The often-misinterpreted nature of the relationship between education and society is reduced to narrow economic ends. Whether it is in the media, policymaking, academic writings or public debate, the relationship between education and skills, particularly the skills-mismatch discourse, frequently dominates the discussions, especially on unemployment in South Africa.
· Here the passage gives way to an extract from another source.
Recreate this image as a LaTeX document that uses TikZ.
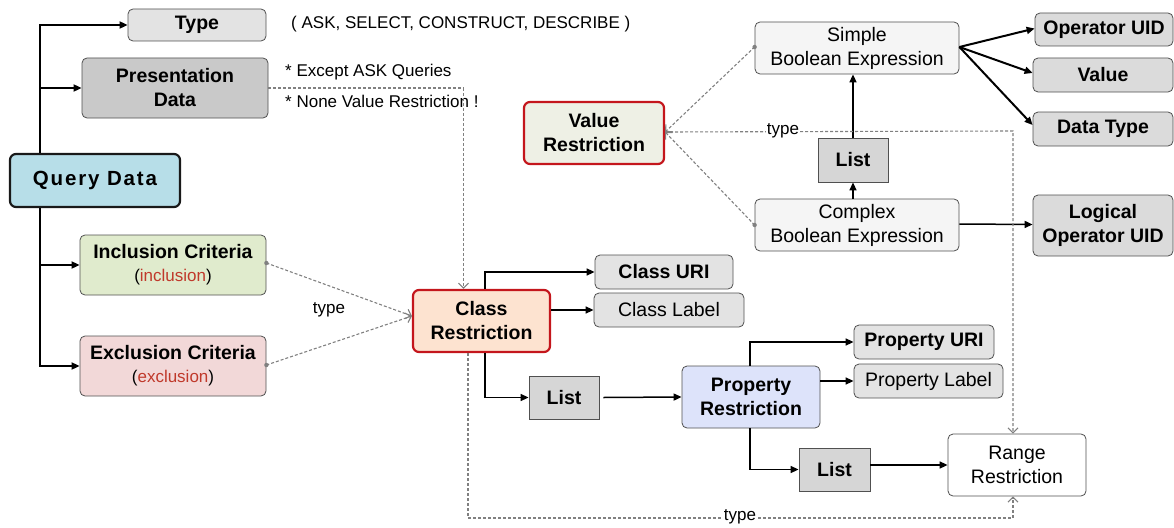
\documentclass[tikz,border=0pt]{standalone}
\usepackage{fontspec}
\setmainfont{Liberation Sans}
\usetikzlibrary{arrows.meta}

\definecolor{edge}{HTML}{505050}
\definecolor{keyred}{HTML}{C4161C}
\definecolor{critred}{HTML}{C0392B}
\definecolor{dashgray}{HTML}{808080}
\definecolor{qdblue}{HTML}{B7DEE8}
\definecolor{inclgreen}{HTML}{E0EBCD}
\definecolor{exclpink}{HTML}{F2D8D8}
\definecolor{crorange}{HTML}{FDE3D0}
\definecolor{prblue}{HTML}{DDE3FA}
\definecolor{vrpale}{HTML}{EEF0E5}

\newcommand\bxfont{\fontsize{19.5}{24}\selectfont}
\newcommand\notefont{\fontsize{17}{20}\selectfont}
\newcommand\subfont{\fontsize{17}{20}\selectfont}

\tikzset{
  base/.style={draw=edge, line width=0.8pt, rounded corners=5pt, inner sep=0pt,
               align=center, font=\bxfont, text=black},
  lightbox/.style={base, fill=black!11},
  darkbox/.style={base, fill=black!21},
  opbox/.style={base, fill=black!14},
  exprbox/.style={base, fill=black!4},
  listbox/.style={base, rounded corners=0pt, fill=black!16},
  keybox/.style={base, draw=keyred, line width=2.2pt, rounded corners=6pt},
  plainbox/.style={base, fill=white},
  arr/.style={draw=black, line width=1.5pt, arrows={-Triangle[length=8pt,width=7pt]}},
  heavyarr/.style={arr, line width=2pt},
  typeline/.style={draw=dashgray, line width=1.1pt, dash pattern=on 3pt off 2pt},
  typearr/.style={typeline, arrows={-Straight Barb[length=5pt,width=10pt]}},
  startdot/.style={fill=dashgray},
  lbl/.style={font=\notefont, inner sep=1pt, text=black},
}

\begin{document}
\begin{tikzpicture}[x=1pt,y=-1pt]
\useasboundingbox (0,0) rectangle (1174,527);

% ---- query data and its parts
\node[base, fill=qdblue, draw=black!90, line width=2.2pt, rounded corners=6pt,
      minimum width=170pt, minimum height=53pt,
      font={\fontsize{20.5}{24}\selectfont\addfontfeature{LetterSpace=9}\bfseries}]
      (qd) at (95,180.5) {Query Data};
\node[lightbox, minimum width=138pt, minimum height=32pt] (type) at (197,25) {\textbf{Type}};
\node[darkbox, minimum width=186pt, minimum height=60pt] (pres) at (175,88)
      {\textbf{Presentation}\\\textbf{Data}};
\node[base, fill=inclgreen, minimum width=186pt, minimum height=60pt] (incl) at (173,265)
      {\textbf{Inclusion Criteria}\\[-1pt]{\subfont(\textcolor{critred}{inclusion})}};
\node[base, fill=exclpink, minimum width=186pt, minimum height=60pt] (excl) at (173,366)
      {\textbf{Exclusion Criteria}\\[-1pt]{\subfont(\textcolor{critred}{exclusion})}};

\node[lbl, anchor=west] (typelist) at (290,24) {( ASK, SELECT, CONSTRUCT, DESCRIBE )};
\node[lbl, anchor=west] (note1) at (284,72) {* Except ASK Queries};
\node[lbl, anchor=west] (note2) at (284,101) {* None Value Restriction !};

% ---- class restriction
\node[keybox, fill=crorange, minimum width=137pt, minimum height=62pt] (cr) at (481.5,321)
      {\textbf{Class}\\\textbf{Restriction}};
\node[lightbox, minimum width=138pt, minimum height=34pt] (curi) at (664,272) {\textbf{Class URI}};
\node[lightbox, minimum width=150pt, minimum height=34pt] (clabel) at (669,310) {Class Label};
\node[listbox, minimum width=70pt, minimum height=43pt] (list1) at (564,397.5) {\textbf{List}};

% ---- property restriction
\node[base, fill=prblue, minimum width=138pt, minimum height=62pt] (pr) at (751,397)
      {\textbf{Property}\\\textbf{Restriction}};
\node[lightbox, minimum width=140pt, minimum height=34pt] (puri) at (924,342) {\textbf{Property URI}};
\node[lightbox, minimum width=149pt, minimum height=34pt] (plabel) at (928.5,381) {Property Label};
\node[listbox, minimum width=71pt, minimum height=43pt] (list2) at (834.5,469.5) {\textbf{List}};
\node[plainbox, minimum width=138pt, minimum height=62pt] (rr) at (1017,465)
      {Range\\Restriction};

% ---- value restriction
\node[keybox, fill=vrpale, minimum width=140pt, minimum height=62pt] (vr) at (594,133)
      {\textbf{Value}\\\textbf{Restriction}};
\node[exprbox, minimum width=204pt, minimum height=52pt] (sbe) at (857,48)
      {Simple\\Boolean Expression};
\node[exprbox, minimum width=204pt, minimum height=52pt] (cbe) at (857,225)
      {Complex\\Boolean Expression};
\node[listbox, minimum width=70pt, minimum height=44pt] (list3) at (853,160) {\textbf{List}};
\node[opbox, minimum width=138pt, minimum height=33pt] (opuid) at (1104,29.5) {\textbf{Operator UID}};
\node[opbox, minimum width=140pt, minimum height=34pt] (value) at (1103,75) {\textbf{Value}};
\node[opbox, minimum width=140pt, minimum height=34pt] (dtype) at (1103,129) {\textbf{Data Type}};
\node[opbox, minimum width=140pt, minimum height=61pt] (louid) at (1103,225.5)
      {\textbf{Logical}\\\textbf{Operator UID}};

% ---- solid connectors
\coordinate (trunk) at (40,0);
\draw[arr, line width=1.8pt] (qd.north -| trunk) |- (type.west);
\draw[arr, line width=1.8pt] (qd.north -| trunk) |- (pres.west);
\draw[arr, line width=1.8pt] (qd.south -| trunk) |- (incl.west);
\draw[arr, line width=1.8pt] (qd.south -| trunk) |- (excl.west);

\draw[arr] ([xshift=3.5pt]cr.north) |- (curi.west);
\draw[arr] (cr.east |- clabel.west) -- (clabel.west);
\draw[arr] ([xshift=3.5pt]cr.south) |- (list1.west);
\draw[arr] ([xshift=4pt]list1.east) -- (pr.west);
\draw[arr] ([xshift=-1pt]pr.north) |- (puri.west);
\draw[arr] (pr.east |- plabel.west) -- (plabel.west);
\draw[arr] ([xshift=-1pt]pr.south) |- (list2.west);
\draw[arr] (list2.east |- rr.west) -- (rr.west);

\draw[arr] (list3.north) -- (sbe.south -| list3.north);
\draw[arr] (cbe.north -| list3.south) -- (list3.south);
\draw[heavyarr] ([yshift=1pt]sbe.east) -- ([yshift=1pt]opuid.west);
\draw[heavyarr] ([yshift=1pt]sbe.east) -- ([yshift=2pt]value.west);
\draw[heavyarr] ([yshift=1pt]sbe.east) -- ([yshift=4pt]dtype.west);
\draw[arr] ([yshift=1pt]cbe.east) -- ([yshift=1pt]louid.west);

% ---- "type" connectors, each starting from a small dot
\coordinate (inclout) at ([yshift=2pt]incl.east);
\coordinate (exclout) at ([yshift=1pt]excl.east);
\coordinate (sbeout) at ([yshift=1pt]sbe.west);
\coordinate (cbeout) at (cbe.west);

\draw[typearr] (inclout) -- ([yshift=5pt]cr.west);
\draw[typearr] (exclout) -- ([yshift=5pt]cr.west);
\node[lbl] (typeA) at (329,310) {type};

\draw[typearr] (pres.east) -| ([xshift=-18pt]cr.north);

\draw[typearr] (sbeout) -- ([yshift=1pt]vr.east);
\draw[typearr] (cbeout) -- ([yshift=1pt]vr.east);

\foreach \p in {inclout, exclout, sbeout, cbeout}
  \fill[startdot] (\p) circle (2.2pt);

\coordinate (rrtop) at (1013,131);
\draw[typearr] ([yshift=1pt]vr.east) -- (rrtop) -- (rr.north -| rrtop);
\node[lbl, fill=white, inner sep=0.5pt] (typeB) at (783,131) {type};

\coordinate (rrbot) at (1013,518);
\draw[typearr] ([xshift=-13.5pt]cr.south) |- (rrbot) -- (rr.south -| rrbot);
\node[lbl, fill=white, inner sep=0.5pt] (typeC) at (740,517) {type};

\end{tikzpicture}
\end{document}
This is according to Salim Vally, the Director of the Centre for Education Rights and Transformation and the NRF-SARChI Chair in Community, Adult and Workers’ Education at the University of Johannesburg (UJ).
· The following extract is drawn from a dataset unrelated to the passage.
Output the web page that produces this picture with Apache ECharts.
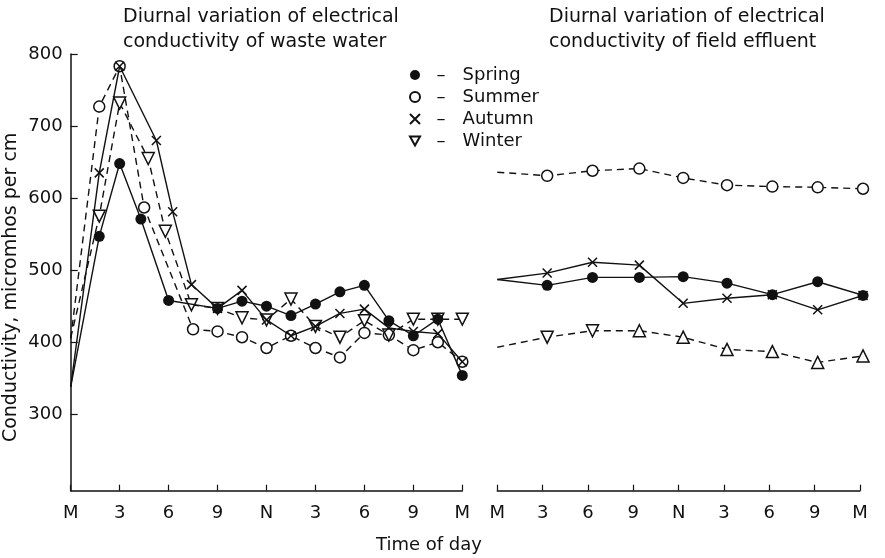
<!DOCTYPE html>
<html>
<head>
<meta charset="utf-8">
<script src="https://cdn.jsdelivr.net/npm/echarts@6/dist/echarts.min.js"></script>
<style>
html, body { margin: 0; padding: 0; background: #fff; }
#chart { width: 885px; height: 558px; }
</style>
</head>
<body>
<div id="chart"></div>
<script>
var tickLabels = ['M', '3', '6', '9', 'N', '3', '6', '9', 'M']
var yTicks = [300, 400, 500, 600, 700, 800]

// waste water, left panel (hours, micromhos per cm)
var springTimesL = [0, 1.75, 3, 4.3, 6, 9, 10.5, 12, 13.5, 15, 16.5, 18, 19.5, 21, 22.5, 24]
var springValsL = [338, 547, 648, 571, 458, 447, 457, 450, 437, 453, 470, 479, 430, 409, 432, 354]
var summerTimesL = [0, 1.75, 3, 4.5, 7.5, 9, 10.5, 12, 13.5, 15, 16.5, 18, 19.5, 21, 22.5, 24]
var summerValsL = [405, 727, 783, 587, 418, 415, 407, 392, 409, 392, 379, 413, 410, 389, 400, 373]
var autumnTimesL = [0, 1.75, 3, 5.25, 6.25, 7.4, 9, 10.5, 12, 13.5, 15, 16.5, 18, 19.5, 21, 22.5, 24]
var autumnValsL = [338, 635, 783, 680, 581, 480, 447, 472, 431, 409, 422, 440, 446, 420, 415, 412, 373]
var winterTimesL = [0, 1.75, 3, 4.75, 5.8, 7.4, 9, 10.5, 12, 13.5, 15, 16.5, 18, 19.5, 21, 22.5, 24]
var winterValsL = [406, 575, 732, 655, 554, 452, 447, 434, 431, 460, 422, 407, 430, 410, 432, 432, 432]

// field effluent, right panel
var rightTimes = [0, 3.3, 6.3, 9.4, 12.3, 15.2, 18.2, 21.2, 24.2]
var springR = [487, 479, 490, 490, 491, 482, 466, 484, 465]
var summerR = [636, 631, 638, 641, 628, 618, 616, 615, 613]
var autumnR = [487, 496, 511, 507, 454, 461, 466, 445, 465]
var winterR = [393, 407, 416, 416, 407, 390, 387, 372, 381]

var ink = '#111'
var font = 'DejaVu Sans'
var cross = 'path://M0,0L10,10M10,0L0,10'
var downTri = 'path://M0,0L10,0L5,9Z'

var chart = echarts.init(document.getElementById('chart'))

// lines start at midnight without a mark
function pairs(times, vals) {
  var data = times.map(function (t, i) { return [t, vals[i]] })
  data[0] = { value: data[0], symbol: 'none' }
  return data
}

var marks = {
  Spring: { symbol: 'circle', size: 11, fill: ink, border: 0, z: 4 },
  Summer: { symbol: 'circle', size: 11, fill: '#fff', border: 1.5, z: 2 },
  Autumn: { symbol: cross, size: 9, fill: '#fff', border: 1.5, z: 3 },
  Winter: { symbol: downTri, size: 12, fill: '#fff', border: 1.5, z: 2 }
}
var dashed = { Spring: false, Summer: true, Autumn: false, Winter: true }

function line(name, data, grid) {
  var m = marks[name]
  return {
    name: name,
    type: 'line',
    xAxisIndex: grid,
    yAxisIndex: grid,
    z: m.z,
    data: data,
    symbol: m.symbol,
    symbolSize: m.size,
    showAllSymbol: true,
    clip: false,
    lineStyle: { color: ink, width: 1.4, type: dashed[name] ? [7, 5] : 'solid' },
    itemStyle: { color: m.fill, borderColor: ink, borderWidth: m.border }
  }
}

// on the right, winter marks turn from down- to up-pointing after 6 a.m.
var winterRight = pairs(rightTimes, winterR)
for (var i = 3; i < winterRight.length; i++) {
  winterRight[i] = { value: winterRight[i], symbol: 'triangle' }
}

function xAxisFor(grid) {
  return {
    type: 'value', gridIndex: grid, min: 0, max: 24, interval: 3,
    axisLine: { show: true, lineStyle: { color: ink, width: 1.5 } },
    axisTick: { show: true, inside: true, length: 6, lineStyle: { color: ink, width: 1.2 } },
    axisLabel: {
      formatter: function (v) { return tickLabels[v / 3] },
      fontFamily: font, fontSize: 18, color: ink, margin: 14
    },
    splitLine: { show: false }
  }
}

var titleText = { fontFamily: font, fontSize: 19, fontWeight: 'normal', color: ink, lineHeight: 25 }

var option = {
  animation: false,
  backgroundColor: '#fff',
  title: [
    {
      text: 'Diurnal variation of electrical\nconductivity of waste water',
      left: 123, top: 5, padding: 0, textStyle: titleText
    },
    {
      text: 'Diurnal variation of electrical\nconductivity of field effluent',
      left: 549, top: 5, padding: 0, textStyle: titleText
    },
    {
      text: 'Time of day',
      left: 376, top: 534, padding: 0,
      textStyle: { fontFamily: font, fontSize: 18, fontWeight: 'normal', color: ink, lineHeight: 22 }
    }
  ],
  legend: {
    orient: 'vertical',
    left: 409, top: 64, padding: 0,
    itemWidth: 10, itemHeight: 10, itemGap: 0,
    selectedMode: false,
    formatter: '  –   {name}',
    textStyle: { fontFamily: font, fontSize: 18, color: ink, lineHeight: 22 },
    data: [
      { name: 'Spring', icon: 'circle' },
      { name: 'Summer', icon: 'circle' },
      { name: 'Autumn', icon: cross },
      { name: 'Winter', icon: downTri }
    ]
  },
  grid: [
    { left: 70.7, right: 422.7, top: 54, bottom: 67.3 },
    { left: 497.3, right: 25, top: 54, bottom: 67.3 }
  ],
  xAxis: [xAxisFor(0), xAxisFor(1)],
  yAxis: [
    {
      type: 'value', gridIndex: 0, min: 194, max: 800,
      name: 'Conductivity, micromhos per cm',
      nameLocation: 'middle', nameGap: 50,
      nameTextStyle: { fontFamily: font, fontSize: 19, color: ink, padding: [0, 30, 0, 0] },
      axisLine: { show: true, lineStyle: { color: ink, width: 1.5 } },
      axisTick: { show: true, inside: true, length: 7, customValues: yTicks, lineStyle: { color: ink, width: 1.2 } },
      axisLabel: { customValues: yTicks, fontFamily: font, fontSize: 18, color: ink, margin: 8 },
      splitLine: { show: false }
    },
    { type: 'value', gridIndex: 1, min: 194, max: 800, show: false }
  ],
  series: [
    line('Spring', pairs(springTimesL, springValsL), 0),
    line('Summer', pairs(summerTimesL, summerValsL), 0),
    line('Autumn', pairs(autumnTimesL, autumnValsL), 0),
    line('Winter', pairs(winterTimesL, winterValsL), 0),
    line('Spring', pairs(rightTimes, springR), 1),
    line('Summer', pairs(rightTimes, summerR), 1),
    line('Autumn', pairs(rightTimes, autumnR), 1),
    line('Winter', winterRight, 1)
  ]
}

chart.setOption(option)
</script>
</body>
</html>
This seemingly common-sense approach places the burden of responsibility squarely on individuals and their ‘deficits’ while obscuring the real systemic obstacles to procuring decent and remunerative employment,” said Professor Vally, when he delivered his professorial inauguration address,Between the Vision of Yesterday and the Reality of Today: Forging the Pedagogy of Possibility.
Prof Vally’s inaugural address took place in the University’s Council Chambers, Madibeng Building, Auckland Park Kingsway Campus on Wednesday, 4 September 2019.
He pointed to the vision of education for liberation that existed in the broad liberation movement during the struggle against apartheid focusing specifically on ‘People’s Education’ and ‘Workers’ Education’.
Reflecting on the history of the education liberation movement, Prof Vally explained that the purpose and value of education and the country’s rich tradition of educational praxis are based on social justice and democratic citizenship. “Instead of an instrumental and narrow role for education reduced solely to the labour market requirements of business, economic growth and international competitiveness, the purpose of education is much broader”, he said.
Examining the reality of apartheid’s legacy on education, compounded by some post-apartheid policies particularly the overarching macro-economic neoliberal strategy, Prof Vally stressed that it links the latter to the paradox that while post-apartheid education policies established the formal basis for social justice and equity through legislation, in reality these laudable goals remain unattainable and elusive.
In his address, Prof Vally stated that in the face of the desultory state of schooling and the failure of neoliberalism, the ‘solutions’ advocated, including strident calls for the privatisation of education and resorting back to an apartheid-like disciplinary regime are dangerous and will exacerbate existing inequalities.
One of the questions explored is whether the elision of social class analysis and meaningful community participation in education policy deliberations has contributed to the failure in addressing and overcoming the profound inequalities and social cleavages that characterise the South African education system.
Prof Vally insists that close attention must be paid to “shouts and whispers of resistance onto a wide-angled landscape” that links political and socio-economic issues to the day-to-day contextual issues of teaching and learning and the structural character of poverty and inequality.
He concluded: Alternatives and possibilities are vital because of the failure of the system. The “assault on education and reason”, increasing inequality, devastating unemployment and the rise of obscurantist, xenophobic and misogynistic discourse, militarism, as well as the unprecedented ecological crisis, means that meaningful education that address these exigencies is decisive.